During a monthly grilling by Police and Crime Commissioner (PCC) Mark Shelford, the force’s top officer Sarah Crew said she was awaiting results from the national police database to check if any others had slipped through the net. Chief Constable Crew told the PCC’s performance and accountability board on Thursday, March 9: “I fully acknowledge the concerns that the public have around standards of professional behaviour – I share these concerns.

“Within Avon & Somerset we’ve uplifted the resources within our professional standards department and we are checking all our officers and staff against the police national database to look at any intelligence or information that we might not have been previously aware of. That has been a concern for the public.

Read more: ‘Several’ Avon and Somerset Police officers still serving despite gross misconduct rulings

“We have 26 officers who have had findings of misconduct or gross misconduct who are still serving. Seventeen of those 26 have a misconduct finding.

“It’s important to say that dismissal is not an available sanction when it is misconduct. That leaves nine officers who have a finding of gross misconduct.

“In those cases those officers have received a final written warning and those would normally be in place for a set period of up to five years. Of those – because I know this is where the public concern is – two officers have received gross misconduct findings for sexual harassment or conduct preliminary to sexual harassment and one officer had a finding of discriminatory comments of a racial nature.”

She said these three cases were subject to police misconduct panel hearings in 2019 and 2020 chaired by an independent legally qualified chair (LQC). “It’s important to say that in the latter case, the discriminatory comments, that case was taken to judicial review by the then Chief Constable to explore and overturn that sanction,” she said.

“However, that wasn’t allowed by the court. It’s also right for me to say that of those whole 26, 20 of the final written warnings have expired.

Avon & Somerset police and crime commissioner Mark Shelford (Copyright Unknown)

“That means that the period of time has expired but there have been no further instances of conduct of a similar nature or of concern. Of those that are on a final written warning, it’s right to reassure the public that there is close management and proactive management by line managers and the professional standards department,”

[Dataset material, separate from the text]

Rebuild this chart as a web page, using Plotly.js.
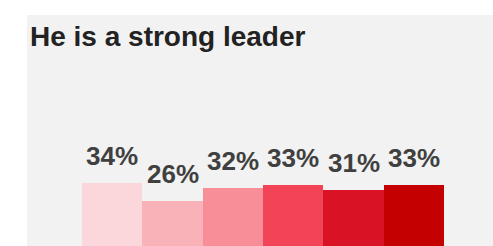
<!DOCTYPE html>
<html>
<head>
<meta charset="utf-8">
<script src="https://cdn.plot.ly/plotly-3.0.1.min.js"></script>
<style>html,body{margin:0;padding:0;background:#fff;}#chart{width:493px;height:246px;}</style>
</head>
<body>
<div id="chart"></div>
<script>
var categories = ["A", "B", "C", "D", "E", "F"];
var values = [34, 26, 32, 33, 31, 33];
var labels = ["34%", "26%", "32%", "33%", "31%", "33%"];
var colors = ["#fbd6db", "#f8b2b8", "#f88e98", "#f24456", "#d91226", "#c40000"];

var xs = categories.map(function (c, i) { return i; });

var trace = {
  type: "bar",
  x: xs,
  y: values,
  marker: { color: colors, line: { width: 0 } },
  width: 1,
  hoverinfo: "none"
};

var annotations = values.map(function (v, i) {
  return {
    x: xs[i], y: v, xref: "x", yref: "y",
    text: labels[i], showarrow: false,
    xanchor: "center", yanchor: "bottom", yshift: 10,
    font: { family: "Liberation Sans, Arial, sans-serif", size: 26, color: "#404040", weight: 700 }
  };
});

var layout = {
  width: 493, height: 246,
  margin: { l: 27, r: 0, t: 15, b: 0, pad: 0 },
  paper_bgcolor: "#ffffff",
  plot_bgcolor: "#f2f2f2",
  showlegend: false,
  bargap: 0,
  title: {
    text: "<b>He is a strong leader</b>",
    font: { family: "Liberation Sans, Arial, sans-serif", size: 28, color: "#222222" },
    xref: "container", yref: "container",
    x: 30 / 493, xanchor: "left",
    y: 1 - 46 / 246, yanchor: "bottom"
  },
  xaxis: { range: [-1.412, 6.312], showgrid: false, zeroline: false, showticklabels: false, ticks: "", showline: false, fixedrange: true },
  yaxis: { range: [6, 108.67], showgrid: false, zeroline: false, showticklabels: false, ticks: "", showline: false, fixedrange: true },
  annotations: annotations
};

Plotly.newPlot("chart", [trace], layout, { displayModeBar: false, staticPlot: true });
</script>
</body>
</html>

Chief Constable Crew said she expected a quantity of raw data to come back from the national police computer system in the next few weeks and a team was being created to pore through it. She said: “We anticipate we will have completed that exercise towards the end of the summer, so at that point we will identify if there are any additional concerns needing an investigation.”

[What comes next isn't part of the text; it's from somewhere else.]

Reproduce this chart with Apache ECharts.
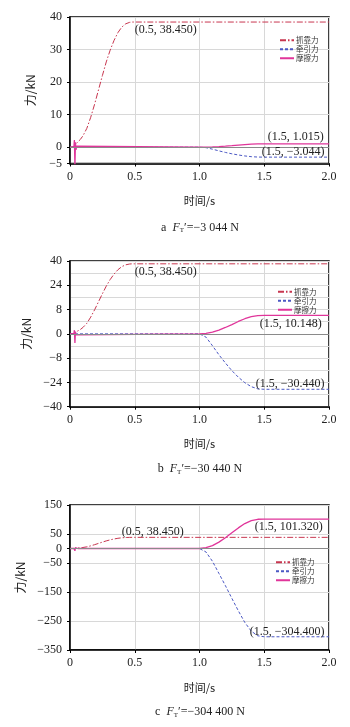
<!DOCTYPE html>
<html><head><meta charset="utf-8">
<script src="https://cdn.jsdelivr.net/npm/echarts@6/dist/echarts.min.js"></script>
<style>html,body{margin:0;padding:0;background:#fff}#c{width:350px;height:727px}</style>
</head><body><div id="c"></div>
<script>
// ---------- data ----------
const seriesNames = ['抓靠力', '牵引力', '摩擦力'];
const xTickLabels = [0, 0.5, 1.0, 1.5, 2.0];

// grip force (same in all three cases)
const timeGrip = [0, 0.03, 0.05, 0.08, 0.10, 0.13, 0.16, 0.19, 0.22, 0.25, 0.28, 0.31, 0.34, 0.37, 0.40, 0.43, 0.46, 0.48, 0.50, 2.0];
const gripForce = [0, 0.2, 1.2, 2.4, 3.5, 5.8, 9.2, 13.2, 17.6, 22.0, 26.2, 29.8, 32.8, 35.2, 36.9, 37.9, 38.35, 38.45, 38.45, 38.45];

// traction force
const timeTraction = [0, 1.0, 1.05, 1.1, 1.15, 1.2, 1.25, 1.3, 1.35, 1.4, 1.45, 1.5, 2.0];
const tractionA = [0, 0, -0.12, -0.6, -1.12, -1.6, -2.02, -2.38, -2.68, -2.9, -3.02, -3.044, -3.044];
const tractionB = [0, 0, -1.8, -6.5, -11.5, -16.0, -20.2, -23.8, -26.8, -29.0, -30.2, -30.44, -30.44];
const tractionC = [0, 0, -12, -44, -86, -128, -172, -215, -255, -285, -301, -304.4, -304.4];

// friction force (start-up spike + transition)
const timeFriction = [0, 0.030, 0.034, 0.038, 0.042, 0.046, 0.052, 0.06, 1.0, 1.05, 1.1, 1.15, 1.2, 1.25, 1.3, 1.35, 1.4, 1.45, 1.5, 2.0];
const frictionA = [0, 0, 2.2, -6.0, 1.5, -0.8, 0.3, 0, 0, 0.02, 0.08, 0.18, 0.32, 0.48, 0.66, 0.82, 0.94, 1.0, 1.015, 1.015];
const frictionB = [0, 0, 2.0, -5.0, 1.2, -0.6, 0.2, 0, 0, 0.3, 1.0, 2.1, 3.5, 5.1, 6.8, 8.3, 9.4, 10.0, 10.148, 10.148];
const frictionC = [0, 0, 4, -8, 3, -2, 1, 0, 0, 3, 10, 22, 37, 54, 71, 86, 96, 100.8, 101.32, 101.32];

// y tick labels
const yLabelsA = [-5, 0, 10, 20, 30, 40];
const yLabelsB = ['−40', '−24', '−8', '0', '8', '24', '40'];
const yLabelsC = [-350, -250, -150, -50, 0, 50, 150];

// annotations
const annA = [[0.5, 38.45, '(0.5, 38.450)'], [1.5, 1.015, '(1.5, 1.015)'], [1.5, -3.044, '(1.5, −3.044)']];
const annB = [[0.5, 38.45, '(0.5, 38.450)'], [1.5, 10.148, '(1.5, 10.148)'], [1.5, -30.44, '(1.5, −30.440)']];
const annC = [[0.5, 38.45, '(0.5, 38.450)'], [1.5, 101.32, '(1.5, 101.320)'], [1.5, -304.4, '(1.5, −304.400)']];

const captions = [['a', '−3 044 N'], ['b', '−30 440 N'], ['c', '−304 400 N']];

// ---------- styling ----------
const SERIF = '"Liberation Serif","Times New Roman",serif';
const CJK = '"Noto Sans CJK SC",sans-serif';
const cGrip = '#c8364f', cTrac = '#4b58c4', cFric = '#e0359a';

const grids = [
  {left: 70, top: 17, width: 259, height: 146.5},
  {left: 70, top: 261, width: 259, height: 145.7},
  {left: 70, top: 505, width: 259, height: 145}
];
const zip = (t, v) => t.map((x, i) => [x, v[i]]);
const fmtMinus = v => (v < 0 ? '−' + Math.abs(v) : String(v));

function xAxis(i) {
  return {
    type: 'value', gridIndex: i, min: 0, max: 2, interval: 0.25,
    name: '时间/s', nameLocation: 'middle', nameGap: 32,
    nameTextStyle: {fontFamily: CJK, fontSize: 11, color: '#222'},
    axisLine: {show: true, onZero: false, lineStyle: {color: '#000', width: 1.5}},
    axisTick: {show: true, length: 3, customValues: xTickLabels, lineStyle: {color: '#000'}},
    axisLabel: {customValues: xTickLabels, margin: 7, fontFamily: SERIF, fontSize: 12, color: '#222',
      formatter: v => v === 0 ? '0' : v.toFixed(1)},
    splitLine: {show: true, lineStyle: {color: '#d8d8d8', width: 1}}
  };
}
function yBase(i) {
  return {
    type: 'value', gridIndex: i,
    name: '力/kN', nameLocation: 'middle', nameGap: 34,
    nameTextStyle: {fontFamily: CJK, fontSize: 12, color: '#222'},
    axisLine: {show: true, onZero: false, lineStyle: {color: '#000', width: 1.5}},
    axisTick: {show: true, length: 3, lineStyle: {color: '#000'}},
    axisLabel: {margin: 8, fontFamily: SERIF, fontSize: 12, color: '#222'},
    splitLine: {show: true, lineStyle: {color: '#d8d8d8', width: 1}}
  };
}
const yA = yBase(0);
Object.assign(yA, {min: -5, max: 40, interval: 5});
yA.axisLabel = Object.assign({}, yA.axisLabel, {customValues: yLabelsA, formatter: fmtMinus});
yA.axisTick = Object.assign({}, yA.axisTick, {customValues: yLabelsA});

const stepB = 40 / 3;
const yB = yBase(1);
Object.assign(yB, {min: -40, max: 40, interval: stepB,
  minorTick: {show: true, splitNumber: 2, length: 0},
  minorSplitLine: {show: true, lineStyle: {color: '#d8d8d8', width: 1}}});
yB.axisLabel = Object.assign({}, yB.axisLabel, {formatter: v => yLabelsB[Math.round(v / stepB) + 3]});

const yC = yBase(2);
Object.assign(yC, {min: -350, max: 150, interval: 50});
yC.axisLabel = Object.assign({}, yC.axisLabel, {customValues: yLabelsC, formatter: fmtMinus});
yC.axisTick = Object.assign({}, yC.axisTick, {customValues: yLabelsC});

// label offsets (presentation only)
const annOffsets = [
  [[0, 8], [3.5, -7], [-2.5, -5.5]],
  [[0, 8], [-4.5, 8.5], [-8.5, -5.5]],
  [[-13, -6], [-9.5, 7.4], [-14.5, -5.3]]
];
function annPoint(ann, i, k) {
  const a = ann[k];
  return {
    coord: [a[0], a[1]],
    label: {show: true, position: annOffsets[i][k], align: 'left', verticalAlign: 'middle',
      formatter: a[2], fontFamily: SERIF, fontSize: 12, color: '#222'}
  };
}
const mp = d => ({silent: true, symbol: 'circle', symbolSize: 0, animation: false, data: [d]});

const tractions = [tractionA, tractionB, tractionC];
const frictions = [frictionA, frictionB, frictionC];
const anns = [annA, annB, annC];

const series = [];
for (let i = 0; i < 3; i++) {
  series.push({
    name: seriesNames[0], type: 'line', xAxisIndex: i, yAxisIndex: i, showSymbol: false, symbol: 'none',
    data: zip(timeGrip, gripForce), z: 3,
    lineStyle: {color: cGrip, width: 1, type: [6, 2, 1.5, 2]}, itemStyle: {color: cGrip},
    markPoint: mp(annPoint(anns[i], i, 0))
  });
  series.push({
    name: seriesNames[1], type: 'line', xAxisIndex: i, yAxisIndex: i, showSymbol: false, symbol: 'none',
    data: zip(timeTraction, tractions[i]), z: 3,
    lineStyle: {color: cTrac, width: 1, type: [3, 2]}, itemStyle: {color: cTrac},
    markLine: {silent: true, symbol: 'none', animation: false, label: {show: false},
      lineStyle: {color: '#8a8a8a', width: 1, type: 'solid'}, data: [{yAxis: 0}]},
    markPoint: mp(annPoint(anns[i], i, 2))
  });
  series.push({
    name: seriesNames[2], type: 'line', xAxisIndex: i, yAxisIndex: i, showSymbol: false, symbol: 'none',
    data: zip(timeFriction, frictions[i]), z: 4,
    lineStyle: {color: cFric, width: 1.3}, itemStyle: {color: cFric},
    markPoint: mp(annPoint(anns[i], i, 1))
  });
}

const legendPos = [{left: 279, top: 36.5}, {left: 277, top: 288}, {left: 275, top: 558.5}];
const legends = legendPos.map(p => ({
  data: seriesNames, orient: 'vertical', left: p.left, top: p.top, padding: 0,
  itemWidth: 14, itemHeight: 5, itemGap: 1.5, selectedMode: false,
  itemStyle: {opacity: 0, borderWidth: 0},
  textStyle: {fontFamily: CJK, fontSize: 7.5, lineHeight: 7, color: '#333', padding: [0, 0, 0, -3]}
}));

const captionY = [227.7, 469.3, 712.3];
const graphic = captions.map((c, i) => ({
  type: 'text', x: 200, y: captionY[i], silent: true,
  style: {
    text: c[0] + '  {i|F}{s|T}′=' + c[1],
    font: '12px ' + SERIF, fill: '#222', align: 'center', verticalAlign: 'middle',
    rich: {
      i: {fontFamily: SERIF, fontStyle: 'italic', fontSize: 12, fill: '#222'},
      s: {fontFamily: SERIF, fontSize: 7, fill: '#222', verticalAlign: 'bottom', padding: [5, 0, 0, 0]}
    }
  }
}));

const chart = echarts.init(document.getElementById('c'), null, {renderer: 'canvas'});
chart.setOption({
  animation: false,
  backgroundColor: '#fff',
  grid: grids.map(g => Object.assign({show: true, borderColor: '#000', borderWidth: 1.5, backgroundColor: 'transparent'}, g)),
  xAxis: [xAxis(0), xAxis(1), xAxis(2)],
  yAxis: [yA, yB, yC],
  legend: legends,
  series: series,
  graphic: graphic
});
</script></body></html>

Conservative PCC Mr Shelford asked: “Can you give me some assurance that this process is the process that has been agreed by the Home Office with advice from the College of Policing?” She replied: “Absolutely. This is a process that’s historically checking.

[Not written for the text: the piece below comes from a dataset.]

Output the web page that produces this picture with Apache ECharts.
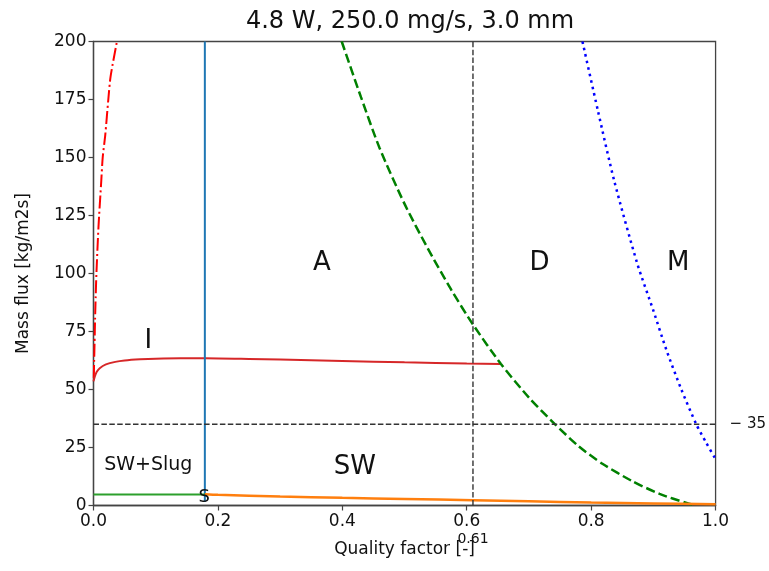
<!DOCTYPE html>
<html>
<head>
<meta charset="utf-8">
<script src="https://cdn.jsdelivr.net/npm/echarts@6/dist/echarts.min.js"></script>
<style>html,body{margin:0;padding:0;background:#fff;}#c{width:769px;height:571px;}</style>
</head>
<body>
<div id="c"></div>
<script>
// ---- data ----
const titleText = "4.8 W, 250.0 mg/s, 3.0 mm";
const xTicks = [0, 0.2, 0.4, 0.6, 0.8, 1.0];
const yTicks = [0, 25, 50, 75, 100, 125, 150, 175, 200];
// red dash-dot boundary (x, y)
const redDashX = [0.0005, 0.001, 0.0017, 0.0025, 0.0035, 0.0047, 0.008, 0.0125, 0.0148, 0.019, 0.0238, 0.0275, 0.0377];
const redDashY = [55, 62, 70, 80, 90, 100, 120, 140, 150, 160, 175, 185, 200];
// red solid curve (I boundary)
const redSolidX = [0, 0.002, 0.005, 0.01, 0.02, 0.035, 0.05, 0.075, 0.1, 0.14, 0.18, 0.25, 0.3, 0.4, 0.5, 0.6, 0.655];
const redSolidY = [53.5, 55.5, 57.5, 59.2, 60.8, 61.9, 62.5, 63.0, 63.3, 63.5, 63.5, 63.2, 62.9, 62.3, 61.7, 61.2, 61.0];
// green dashed boundary
const greenDashX = [0.399, 0.43, 0.46, 0.50, 0.537, 0.575, 0.61, 0.655, 0.70, 0.742, 0.78, 0.818, 0.866, 0.91, 0.952, 0.965];
const greenDashY = [200, 176, 154, 130, 111, 93, 78, 61, 46.5, 35, 25.5, 18, 10.5, 5, 1.2, 0.3];
// blue dotted boundary
const blueDotX = [0.786, 0.811, 0.837, 0.874, 0.90, 0.921, 0.945, 0.969, 0.985, 1.0];
const blueDotY = [200, 170, 140, 104.4, 84, 67, 50, 35, 27, 20];
// blue vertical line
const blueVertX = [0.179, 0.179];
const blueVertY = [1.5, 200];
// orange curve
const orangeX = [0.179, 0.2, 0.3, 0.4, 0.5, 0.61, 0.7, 0.8, 0.9, 1.0];
const orangeY = [4.9, 4.6, 3.9, 3.3, 2.8, 2.3, 1.8, 1.3, 0.9, 0.5];
// green solid line
const greenSolidX = [0, 0.179];
const greenSolidY = [4.7, 4.7];
// reference lines
const refX = 0.61;
const refY = 35;
// region labels
const regionNames = ["A", "D", "M", "I", "SW+Slug", "SW", "S"];
const regionX = [0.367, 0.717, 0.94, 0.088, 0.088, 0.42, 0.178];
const regionY = [104.5, 104.5, 104.5, 71, 17.5, 16.5, 3.7];
const regionSize = [26, 26, 26, 26, 19, 26, 18];

const zip = (xs, ys) => xs.map((x, i) => [x, ys[i]]);
const FONT = "DejaVu Sans";

const chart = echarts.init(document.getElementById('c'), null, {renderer: 'canvas'});
const lineSeries = (data, color, width, type, smooth) => ({
  type: 'line', data: data, showSymbol: false, symbol: 'none',
  smooth: smooth ? 0.25 : false,
  lineStyle: {color: color, width: width, type: type}, silent: true, animation: false
});

chart.setOption({
  animation: false,
  title: {text: titleText, left: 405, textAlign: 'center', top: 5,
    textStyle: {fontFamily: FONT, fontSize: 24, fontWeight: 'normal', color: '#111'}},
  grid: {left: 93.5, right: 52.5, top: 41.5, bottom: 65.5, show: true,
    borderColor: '#444', borderWidth: 1.3, backgroundColor: 'transparent'},
  xAxis: [{
    type: 'value', min: 0, max: 1, interval: 0.2, position: 'bottom',
    name: 'Quality factor [-]', nameLocation: 'middle', nameGap: 36,
    nameTextStyle: {fontFamily: FONT, fontSize: 17, color: '#111'},
    axisLine: {show: true, lineStyle: {color: '#444', width: 1.3}},
    axisTick: {show: true, length: 5, lineStyle: {color: '#444', width: 1.2}},
    axisLabel: {fontFamily: FONT, fontSize: 17, color: '#111', margin: 8,
      formatter: v => v.toFixed(1), showMinLabel: true, showMaxLabel: true},
    splitLine: {show: false}
  }, {
    type: 'value', min: 0, max: 1, position: 'bottom',
    axisLine: {show: false}, axisTick: {show: false}, splitLine: {show: false},
    axisLabel: {customValues: [refX], fontFamily: FONT, fontSize: 14, color: '#111', margin: 27,
      formatter: v => v.toFixed(2)}
  }],
  yAxis: [{
    type: 'value', min: 0, max: 200, interval: 25,
    name: 'Mass flux [kg/m2s]', nameLocation: 'middle', nameGap: 61,
    nameTextStyle: {fontFamily: FONT, fontSize: 17, color: '#111'},
    axisLine: {show: true, lineStyle: {color: '#444', width: 1.3}},
    axisTick: {show: true, length: 5, lineStyle: {color: '#444', width: 1.2}},
    axisLabel: {fontFamily: FONT, fontSize: 17, color: '#111', margin: 7, showMinLabel: true, showMaxLabel: true},
    splitLine: {show: false}
  }, {
    type: 'value', min: 0, max: 200, position: 'right',
    axisLine: {show: false}, axisTick: {show: false}, splitLine: {show: false},
    axisLabel: {customValues: [refY], fontFamily: FONT, fontSize: 15, color: '#111', margin: 14,
      formatter: v => '\u2212 ' + v}
  }],
  series: [
    lineSeries(zip(redDashX, redDashY), '#ff0000', 2, [12.8, 3.2, 2, 3.2], true),
    lineSeries(zip(redSolidX, redSolidY), '#d62728', 2, 'solid', true),
    lineSeries(zip(greenDashX, greenDashY), '#008000', 2.5, [9.2, 4], true),
    lineSeries(zip(blueDotX, blueDotY), '#0000ff', 2.5, [2.5, 4.1], true),
    lineSeries(zip(blueVertX, blueVertY), '#1f77b4', 2, 'solid', false),
    lineSeries(zip(orangeX, orangeY), '#ff7f0e', 2.5, 'solid', true),
    lineSeries(zip(greenSolidX, greenSolidY), '#2ca02c', 2, 'solid', false),
    lineSeries([[refX, 0], [refX, 200]], '#333333', 1.4, [5.5, 2.4], false),
    lineSeries([[0, refY], [1, refY]], '#333333', 1.4, [5.5, 2.4], false),
    {
      type: 'scatter', symbolSize: 0, silent: true, animation: false, z: 10,
      itemStyle: {color: '#111', opacity: 1},
      data: regionNames.map((n, i) => ({value: [regionX[i], regionY[i]], name: n,
        label: {fontSize: regionSize[i], color: '#111'}})),
      label: {show: true, position: 'inside', formatter: p => p.name,
        fontFamily: FONT, color: '#111', textBorderWidth: 0}
    }
  ]
});
</script>
</body>
</html>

“Under development is a process where this becomes an ongoing checking and testing, so as new information hits the database and it relates to a police officer or police staff in a police force, that police force will be notified.” At the previous month’s board, she said that in every Avon & Somerset Police misconduct case chaired by the Chief Constable in the last five years, the officer was sacked or had already resigned.

But there were several cases over that period when the panel was chaired by an LQC who had decided the sanction should be a written warning and not dismissal, which made managing those officers and the risks they posed as “challenging”. A national report last November by His Majesty’s Inspectorate of Constabulary and Fire & Rescue Services found it was “too easy for the wrong people to join and stay in the police” and that vetting standards were not good enough.

According to the police conduct regulations, “misconduct” means a breach of the Standards of Professional Behaviour serious enough to justify disciplinary action, while “gross misconduct” amounts to a breach serious enough to warrant dismissal.